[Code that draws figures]

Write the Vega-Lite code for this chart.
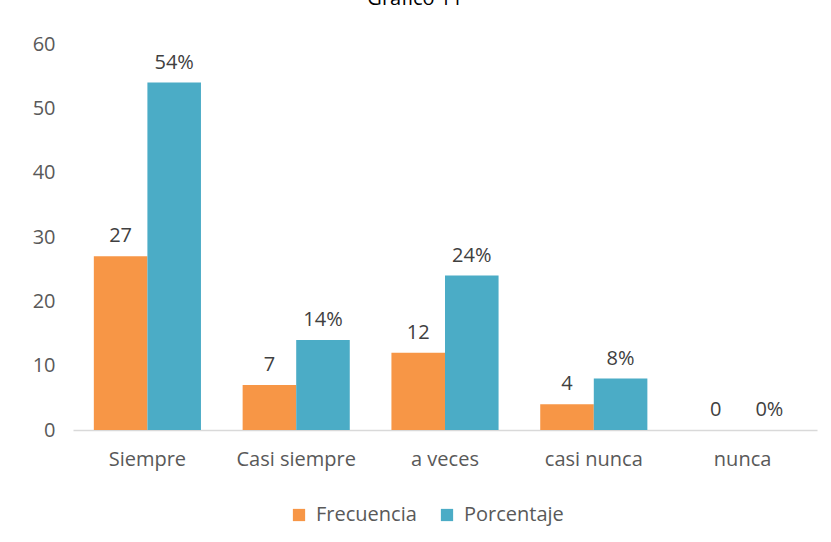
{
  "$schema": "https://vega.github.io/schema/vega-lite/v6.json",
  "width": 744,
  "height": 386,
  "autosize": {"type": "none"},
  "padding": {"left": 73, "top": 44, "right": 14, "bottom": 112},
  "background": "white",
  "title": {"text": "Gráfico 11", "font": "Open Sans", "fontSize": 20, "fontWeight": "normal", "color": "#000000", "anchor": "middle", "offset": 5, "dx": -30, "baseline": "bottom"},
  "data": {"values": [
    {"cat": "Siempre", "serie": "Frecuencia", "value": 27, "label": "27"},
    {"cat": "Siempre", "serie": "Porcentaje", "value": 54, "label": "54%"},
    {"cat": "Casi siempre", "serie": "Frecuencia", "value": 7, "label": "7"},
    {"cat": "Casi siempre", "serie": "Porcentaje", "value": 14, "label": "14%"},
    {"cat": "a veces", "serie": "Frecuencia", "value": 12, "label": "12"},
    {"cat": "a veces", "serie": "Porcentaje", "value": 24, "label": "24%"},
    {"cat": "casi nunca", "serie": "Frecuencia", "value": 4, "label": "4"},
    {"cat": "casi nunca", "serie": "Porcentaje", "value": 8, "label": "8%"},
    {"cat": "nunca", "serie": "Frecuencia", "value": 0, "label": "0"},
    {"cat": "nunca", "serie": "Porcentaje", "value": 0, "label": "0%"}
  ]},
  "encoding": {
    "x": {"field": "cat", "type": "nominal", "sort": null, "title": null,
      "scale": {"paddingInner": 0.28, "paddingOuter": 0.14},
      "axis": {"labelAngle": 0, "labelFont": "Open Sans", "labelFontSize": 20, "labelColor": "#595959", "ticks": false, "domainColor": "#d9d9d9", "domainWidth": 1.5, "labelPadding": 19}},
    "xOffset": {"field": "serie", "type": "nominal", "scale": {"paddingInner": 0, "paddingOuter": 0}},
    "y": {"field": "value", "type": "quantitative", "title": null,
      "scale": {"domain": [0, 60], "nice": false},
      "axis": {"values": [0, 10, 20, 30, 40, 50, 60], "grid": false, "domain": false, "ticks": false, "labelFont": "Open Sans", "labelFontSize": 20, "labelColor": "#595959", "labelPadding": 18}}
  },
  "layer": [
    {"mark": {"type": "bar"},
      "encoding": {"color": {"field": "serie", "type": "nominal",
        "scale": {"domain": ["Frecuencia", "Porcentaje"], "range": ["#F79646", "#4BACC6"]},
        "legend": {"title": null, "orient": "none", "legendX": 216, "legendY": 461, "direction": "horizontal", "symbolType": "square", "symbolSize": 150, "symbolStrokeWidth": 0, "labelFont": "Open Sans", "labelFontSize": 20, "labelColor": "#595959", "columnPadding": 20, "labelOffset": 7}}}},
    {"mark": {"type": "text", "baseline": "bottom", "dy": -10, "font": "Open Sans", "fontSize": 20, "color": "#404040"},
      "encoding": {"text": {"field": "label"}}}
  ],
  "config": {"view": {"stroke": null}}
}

--

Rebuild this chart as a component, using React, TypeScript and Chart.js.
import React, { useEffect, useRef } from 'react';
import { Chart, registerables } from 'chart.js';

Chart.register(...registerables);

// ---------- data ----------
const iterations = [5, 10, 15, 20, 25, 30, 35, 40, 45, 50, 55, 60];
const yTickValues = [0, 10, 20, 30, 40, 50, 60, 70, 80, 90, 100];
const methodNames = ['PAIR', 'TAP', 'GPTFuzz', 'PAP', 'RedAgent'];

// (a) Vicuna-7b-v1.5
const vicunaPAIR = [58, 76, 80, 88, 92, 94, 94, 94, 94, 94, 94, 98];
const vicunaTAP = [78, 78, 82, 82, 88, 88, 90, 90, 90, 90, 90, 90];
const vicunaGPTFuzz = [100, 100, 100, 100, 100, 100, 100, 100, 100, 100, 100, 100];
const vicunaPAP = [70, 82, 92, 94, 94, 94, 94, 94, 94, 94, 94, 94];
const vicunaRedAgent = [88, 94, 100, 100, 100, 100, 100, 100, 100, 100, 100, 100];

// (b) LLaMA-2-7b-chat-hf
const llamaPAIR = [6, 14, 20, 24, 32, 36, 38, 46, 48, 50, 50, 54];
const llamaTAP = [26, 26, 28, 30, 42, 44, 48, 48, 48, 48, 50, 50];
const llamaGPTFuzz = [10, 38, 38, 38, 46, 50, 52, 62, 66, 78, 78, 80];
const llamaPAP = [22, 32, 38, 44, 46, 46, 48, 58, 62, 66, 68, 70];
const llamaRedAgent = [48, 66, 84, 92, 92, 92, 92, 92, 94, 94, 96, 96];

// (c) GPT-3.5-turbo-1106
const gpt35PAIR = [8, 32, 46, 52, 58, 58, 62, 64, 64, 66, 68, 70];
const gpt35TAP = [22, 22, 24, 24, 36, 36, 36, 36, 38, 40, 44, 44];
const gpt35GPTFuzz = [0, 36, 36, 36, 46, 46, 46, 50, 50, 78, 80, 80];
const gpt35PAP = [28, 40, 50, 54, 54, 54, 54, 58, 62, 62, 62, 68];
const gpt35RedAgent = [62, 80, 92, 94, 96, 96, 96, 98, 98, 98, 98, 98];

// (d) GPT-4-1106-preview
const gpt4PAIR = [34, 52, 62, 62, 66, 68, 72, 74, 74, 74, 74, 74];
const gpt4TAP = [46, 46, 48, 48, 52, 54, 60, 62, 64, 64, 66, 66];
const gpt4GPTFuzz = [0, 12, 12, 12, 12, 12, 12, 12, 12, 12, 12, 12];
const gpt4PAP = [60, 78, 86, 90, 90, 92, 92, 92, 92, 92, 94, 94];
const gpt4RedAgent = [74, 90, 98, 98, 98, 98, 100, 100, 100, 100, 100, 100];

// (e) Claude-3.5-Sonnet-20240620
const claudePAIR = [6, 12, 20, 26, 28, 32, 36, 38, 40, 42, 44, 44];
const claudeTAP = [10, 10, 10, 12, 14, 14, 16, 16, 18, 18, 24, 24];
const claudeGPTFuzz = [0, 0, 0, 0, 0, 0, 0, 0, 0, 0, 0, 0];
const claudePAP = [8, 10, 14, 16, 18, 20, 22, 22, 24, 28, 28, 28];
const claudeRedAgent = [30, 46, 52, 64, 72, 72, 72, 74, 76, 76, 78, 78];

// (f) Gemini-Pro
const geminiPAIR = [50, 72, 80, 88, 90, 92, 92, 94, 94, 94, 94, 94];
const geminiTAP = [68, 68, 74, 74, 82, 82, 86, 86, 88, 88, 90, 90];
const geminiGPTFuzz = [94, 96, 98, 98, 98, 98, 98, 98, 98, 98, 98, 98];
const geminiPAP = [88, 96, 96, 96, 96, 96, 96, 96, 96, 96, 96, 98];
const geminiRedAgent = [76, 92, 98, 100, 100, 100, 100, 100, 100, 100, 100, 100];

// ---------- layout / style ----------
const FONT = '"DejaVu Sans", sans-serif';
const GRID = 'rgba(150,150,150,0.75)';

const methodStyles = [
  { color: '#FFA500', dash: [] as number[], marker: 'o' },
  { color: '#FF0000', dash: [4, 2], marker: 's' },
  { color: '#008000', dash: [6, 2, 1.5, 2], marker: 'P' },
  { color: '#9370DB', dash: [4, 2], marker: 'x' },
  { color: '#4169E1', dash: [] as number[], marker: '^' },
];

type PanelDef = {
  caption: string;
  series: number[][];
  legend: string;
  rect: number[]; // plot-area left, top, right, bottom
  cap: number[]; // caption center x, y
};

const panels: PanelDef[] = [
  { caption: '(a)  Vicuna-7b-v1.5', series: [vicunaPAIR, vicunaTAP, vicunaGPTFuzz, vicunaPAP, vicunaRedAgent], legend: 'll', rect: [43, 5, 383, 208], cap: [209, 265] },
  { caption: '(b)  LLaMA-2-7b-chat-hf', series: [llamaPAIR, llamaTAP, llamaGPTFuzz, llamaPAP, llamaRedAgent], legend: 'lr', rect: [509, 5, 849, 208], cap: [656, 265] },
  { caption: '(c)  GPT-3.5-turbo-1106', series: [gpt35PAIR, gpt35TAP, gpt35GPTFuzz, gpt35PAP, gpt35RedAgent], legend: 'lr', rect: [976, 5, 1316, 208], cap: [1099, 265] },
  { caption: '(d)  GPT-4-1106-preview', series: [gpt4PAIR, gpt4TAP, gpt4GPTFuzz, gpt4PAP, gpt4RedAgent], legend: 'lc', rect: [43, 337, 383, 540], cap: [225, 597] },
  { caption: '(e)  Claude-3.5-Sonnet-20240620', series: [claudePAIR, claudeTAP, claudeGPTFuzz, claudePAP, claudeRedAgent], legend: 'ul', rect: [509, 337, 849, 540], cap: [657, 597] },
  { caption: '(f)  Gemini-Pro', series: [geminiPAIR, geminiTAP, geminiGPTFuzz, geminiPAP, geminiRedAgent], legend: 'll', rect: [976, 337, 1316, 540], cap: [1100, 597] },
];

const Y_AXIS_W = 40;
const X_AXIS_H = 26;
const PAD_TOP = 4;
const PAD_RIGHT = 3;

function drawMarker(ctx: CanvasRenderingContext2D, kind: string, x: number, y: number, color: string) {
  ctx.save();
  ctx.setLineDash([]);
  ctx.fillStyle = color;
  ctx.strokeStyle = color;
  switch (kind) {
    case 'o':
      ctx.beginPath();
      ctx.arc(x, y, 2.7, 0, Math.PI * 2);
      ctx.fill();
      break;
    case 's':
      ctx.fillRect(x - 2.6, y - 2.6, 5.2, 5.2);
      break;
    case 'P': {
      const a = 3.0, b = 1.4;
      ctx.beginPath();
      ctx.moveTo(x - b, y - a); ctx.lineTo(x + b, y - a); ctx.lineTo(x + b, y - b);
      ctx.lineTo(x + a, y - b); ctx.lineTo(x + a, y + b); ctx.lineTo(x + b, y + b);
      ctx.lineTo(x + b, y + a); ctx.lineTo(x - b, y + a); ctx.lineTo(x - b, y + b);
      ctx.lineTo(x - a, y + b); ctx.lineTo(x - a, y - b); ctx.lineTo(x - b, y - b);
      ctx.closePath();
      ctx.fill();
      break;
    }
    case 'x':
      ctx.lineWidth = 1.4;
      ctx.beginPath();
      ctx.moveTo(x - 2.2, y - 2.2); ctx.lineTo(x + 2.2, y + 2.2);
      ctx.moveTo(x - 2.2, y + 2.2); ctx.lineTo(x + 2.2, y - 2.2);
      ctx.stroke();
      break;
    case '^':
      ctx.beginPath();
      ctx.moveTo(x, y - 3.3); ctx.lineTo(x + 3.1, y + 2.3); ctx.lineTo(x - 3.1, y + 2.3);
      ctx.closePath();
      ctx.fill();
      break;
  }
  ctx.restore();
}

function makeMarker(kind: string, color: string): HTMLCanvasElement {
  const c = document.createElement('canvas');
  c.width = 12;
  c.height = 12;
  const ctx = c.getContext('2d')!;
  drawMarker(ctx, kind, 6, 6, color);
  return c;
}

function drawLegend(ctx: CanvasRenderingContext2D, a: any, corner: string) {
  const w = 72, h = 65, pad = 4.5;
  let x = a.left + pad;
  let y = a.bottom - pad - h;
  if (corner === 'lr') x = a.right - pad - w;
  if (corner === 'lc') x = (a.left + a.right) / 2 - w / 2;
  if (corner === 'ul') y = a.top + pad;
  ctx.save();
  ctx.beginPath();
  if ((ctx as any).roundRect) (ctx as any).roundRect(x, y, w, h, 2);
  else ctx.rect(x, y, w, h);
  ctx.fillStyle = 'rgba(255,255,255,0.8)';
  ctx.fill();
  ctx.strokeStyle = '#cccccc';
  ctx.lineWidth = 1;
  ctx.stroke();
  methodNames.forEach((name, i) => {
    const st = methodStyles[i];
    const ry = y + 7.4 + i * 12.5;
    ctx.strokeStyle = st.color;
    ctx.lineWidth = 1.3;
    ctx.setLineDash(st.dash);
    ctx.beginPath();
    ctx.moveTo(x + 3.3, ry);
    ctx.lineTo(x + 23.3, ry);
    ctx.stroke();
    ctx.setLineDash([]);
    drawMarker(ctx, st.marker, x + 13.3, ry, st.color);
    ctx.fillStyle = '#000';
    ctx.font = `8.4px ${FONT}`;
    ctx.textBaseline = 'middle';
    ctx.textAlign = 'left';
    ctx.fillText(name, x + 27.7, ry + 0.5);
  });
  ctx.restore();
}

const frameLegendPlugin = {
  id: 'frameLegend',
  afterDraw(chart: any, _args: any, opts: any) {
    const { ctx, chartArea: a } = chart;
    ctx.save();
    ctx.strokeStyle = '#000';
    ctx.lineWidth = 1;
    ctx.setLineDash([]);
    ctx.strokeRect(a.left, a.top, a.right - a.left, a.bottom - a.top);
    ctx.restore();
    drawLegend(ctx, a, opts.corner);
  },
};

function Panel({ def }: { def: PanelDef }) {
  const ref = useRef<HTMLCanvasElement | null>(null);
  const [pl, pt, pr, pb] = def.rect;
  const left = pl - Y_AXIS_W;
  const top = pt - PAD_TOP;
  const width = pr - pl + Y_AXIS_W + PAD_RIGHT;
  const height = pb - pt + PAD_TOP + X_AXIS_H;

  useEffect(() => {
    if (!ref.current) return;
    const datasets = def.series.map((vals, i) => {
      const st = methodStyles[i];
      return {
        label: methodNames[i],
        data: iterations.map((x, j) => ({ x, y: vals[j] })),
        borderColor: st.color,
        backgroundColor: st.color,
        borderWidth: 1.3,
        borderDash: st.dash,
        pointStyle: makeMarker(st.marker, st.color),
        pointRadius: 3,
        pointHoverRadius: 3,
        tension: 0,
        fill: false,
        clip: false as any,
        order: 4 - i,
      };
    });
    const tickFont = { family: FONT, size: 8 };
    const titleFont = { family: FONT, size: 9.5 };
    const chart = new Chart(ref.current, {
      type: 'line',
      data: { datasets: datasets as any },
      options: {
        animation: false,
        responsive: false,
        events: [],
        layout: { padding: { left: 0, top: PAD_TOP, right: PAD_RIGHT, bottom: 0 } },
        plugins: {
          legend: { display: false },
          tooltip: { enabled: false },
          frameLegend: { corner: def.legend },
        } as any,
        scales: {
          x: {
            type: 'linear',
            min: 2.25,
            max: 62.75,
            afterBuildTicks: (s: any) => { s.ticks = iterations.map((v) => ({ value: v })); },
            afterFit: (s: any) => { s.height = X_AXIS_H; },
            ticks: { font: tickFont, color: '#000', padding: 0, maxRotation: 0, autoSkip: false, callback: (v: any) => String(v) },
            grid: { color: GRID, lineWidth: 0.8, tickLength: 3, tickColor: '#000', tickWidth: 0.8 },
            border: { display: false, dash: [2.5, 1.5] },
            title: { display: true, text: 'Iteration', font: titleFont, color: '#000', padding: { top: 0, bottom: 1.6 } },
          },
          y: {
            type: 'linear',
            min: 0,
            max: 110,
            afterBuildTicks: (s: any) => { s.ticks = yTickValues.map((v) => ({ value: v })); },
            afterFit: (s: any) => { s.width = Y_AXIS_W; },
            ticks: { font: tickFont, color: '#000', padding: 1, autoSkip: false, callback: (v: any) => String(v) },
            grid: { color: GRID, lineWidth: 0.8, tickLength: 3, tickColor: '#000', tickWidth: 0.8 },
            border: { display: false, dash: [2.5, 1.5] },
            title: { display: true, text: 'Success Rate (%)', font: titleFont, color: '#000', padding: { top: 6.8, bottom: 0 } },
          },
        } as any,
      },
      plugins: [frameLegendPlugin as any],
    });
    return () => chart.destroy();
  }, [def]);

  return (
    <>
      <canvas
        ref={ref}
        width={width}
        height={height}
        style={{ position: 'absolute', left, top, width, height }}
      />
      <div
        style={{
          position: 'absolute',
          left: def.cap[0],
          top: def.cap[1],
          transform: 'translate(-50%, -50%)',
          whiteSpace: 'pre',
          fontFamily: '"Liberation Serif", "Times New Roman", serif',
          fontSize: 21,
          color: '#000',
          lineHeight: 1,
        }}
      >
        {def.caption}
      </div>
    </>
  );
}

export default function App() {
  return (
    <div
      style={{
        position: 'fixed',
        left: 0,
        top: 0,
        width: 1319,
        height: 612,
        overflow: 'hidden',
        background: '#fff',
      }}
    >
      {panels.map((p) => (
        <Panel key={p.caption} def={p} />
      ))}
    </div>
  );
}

PROBLEM TO SOLVE:
Your task is to print the lines from the one containing "Rebuild this chart" through the one containing "Chart.register(...registerables);", exactly and with nothing added.

OUTPUT:
Rebuild this chart as a component, using React, TypeScript and Chart.js.
import React, { useEffect, useRef } from 'react';
import { Chart, registerables } from 'chart.js';

Chart.register(...registerables);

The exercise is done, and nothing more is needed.